Dependence of Fe Doping and Milling on TiO 2 Phase Transformation: Optical and Magnetic Studies

Five weight percent of Fe-doped TiO 2 nanoparticles were prepared via ball milling route. The effect of both doping and milling on the evolution of structure and microstructure alongside with optical and magnetic properties was investigated. XRD analysis revealed the coexistence of all TiO 2 phases, namely anatase, brookite, and rutile with a signature of Fe cluster; meanwhile, the phase ratio changed with milling time and the dissolution of Fe dopant within TiO 2 lattice. The crystallite size varies in the range of 26–44 nm with a minimum value achieved for 10 h of milling. FTIR spectroscopy confirmed the presence of characteristic functional groups belonging to TiO 2 phase.

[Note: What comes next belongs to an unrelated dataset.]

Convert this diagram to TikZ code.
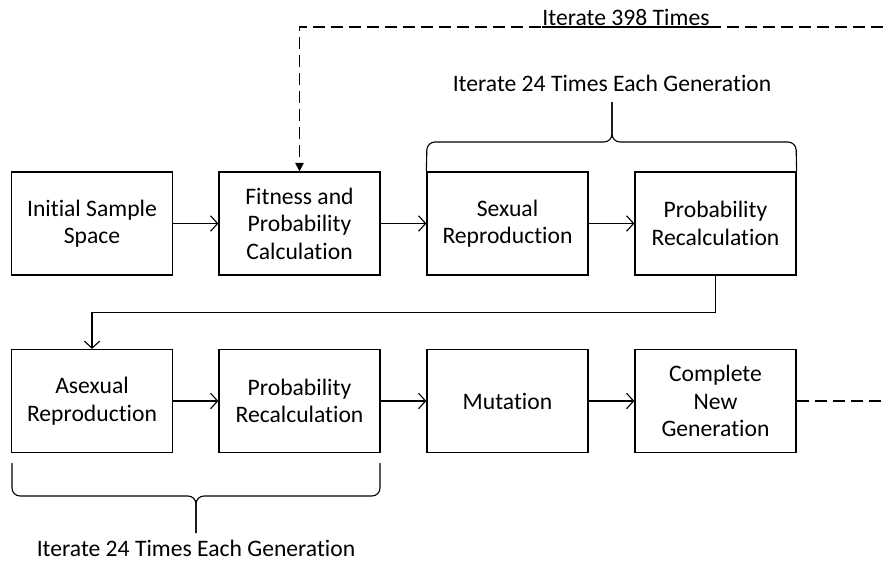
\documentclass[tikz,border=0pt]{standalone}
\usepackage{fontspec}
\setmainfont{Carlito}[Ligatures=NoCommon]
\usetikzlibrary{arrows.meta}
\tikzset{
  stage/.style={draw,line width=0.9pt,minimum width=4.025cm,minimum height=2.575cm,
    inner sep=0pt,align=center,font=\fontsize{16.8}{19.5}\selectfont},
  flow/.style={line width=0.8pt,-{Straight Barb[length=5pt,width=11pt]}},
  repeatline/.style={line width=0.8pt,dash pattern=on 8.5pt off 4.3pt},
  curly/.style={line width=0.8pt,rounded corners=0.2cm},
  note/.style={font=\fontsize{16.8}{19.5}\selectfont,inner sep=1pt}
}
\begin{document}
\begin{tikzpicture}[>=stealth,x=0.025cm,y=-0.025cm]
    \useasboundingbox (0,0) rectangle (883,562);
    \def\rowa{223.5}
    \def\rowb{401}
    % first row
    \node[stage] (init) at (92,\rowa) {Initial Sample\\Space};
    \node[stage] (fit) at (299.5,\rowa) {Fitness and\\Probability\\Calculation};
    \node[stage] (sex) at (507.5,\rowa) {Sexual\\Reproduction};
    \node[stage] (prob1) at (715.5,\rowa) {Probability\\Recalculation};
    % second row
    \node[stage] (asex) at (92,\rowb) {Asexual\\Reproduction};
    \node[stage] (prob2) at (299.5,\rowb) {Probability\\Recalculation};
    \node[stage] (mut) at (507.5,\rowb) {Mutation};
    \node[stage] (gen) at (715.5,\rowb) {Complete\\New\\Generation};
    \draw[flow] (init) -- (fit);
    \draw[flow] (fit) -- (sex);
    \draw[flow] (sex) -- (prob1);
    \draw[flow] (prob1.south) -- ++(0,37) -| (asex.north);
    \draw[flow] (asex) -- (prob2);
    \draw[flow] (prob2) -- (mut);
    \draw[flow] (mut) -- (gen);
    % outer loop
    \coordinate (outend) at (883,\rowb);
    \coordinate (inend) at (883,27);
    \draw[repeatline] (gen.east) -- (outend);
    \draw[repeatline,-{Triangle[length=6pt,width=6pt]}] (inend) -| (fit.north);
    \node[note,anchor=south,inner xsep=0pt] (outer) at (626,27) {Iterate 398 Times};
    \draw[line width=0.8pt] (outer.south west) -- (outer.south east);
    % braces
    \draw[curly] (sex.north west) -- (427,142) -- (612,142) -- (612,102);
    \draw[curly] (prob1.north east) -- (796,142) -- (612,142) -- (612,102);
    \node[note] (topnote) at (612,83) {Iterate 24 Times Each Generation};
    \draw[curly] (12,463) -- (12,496) -- (196,496) -- (196,533);
    \draw[curly] (380,463) -- (380,496) -- (196,496) -- (196,533);
    \node[note] (botnote) at (196,548) {Iterate 24 Times Each Generation};
\end{tikzpicture}
\end{document}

The agglomeration of Fe/TiO 2 nanopowders into large clusters was observed. Raman analysis showed a variation in peak positions and broadening as function of milling time and subsequently Fe doping level. UV–Vis spectroscopy manifested an increase in the absorption accompanied with a red shift and a decrease in the band gap energy from 2.57 to 2.28 eV. A strong ferromagnetic behavior was achieved, where the saturation magnetization was found to increase considerably in the range 18.1–40.15 emu/g. The appearance of ferromagnetism was associated with the dissolution of Fe with strong magnetic moment within TiO 2 host lattice as well as the presence of Fe metal for longer milling.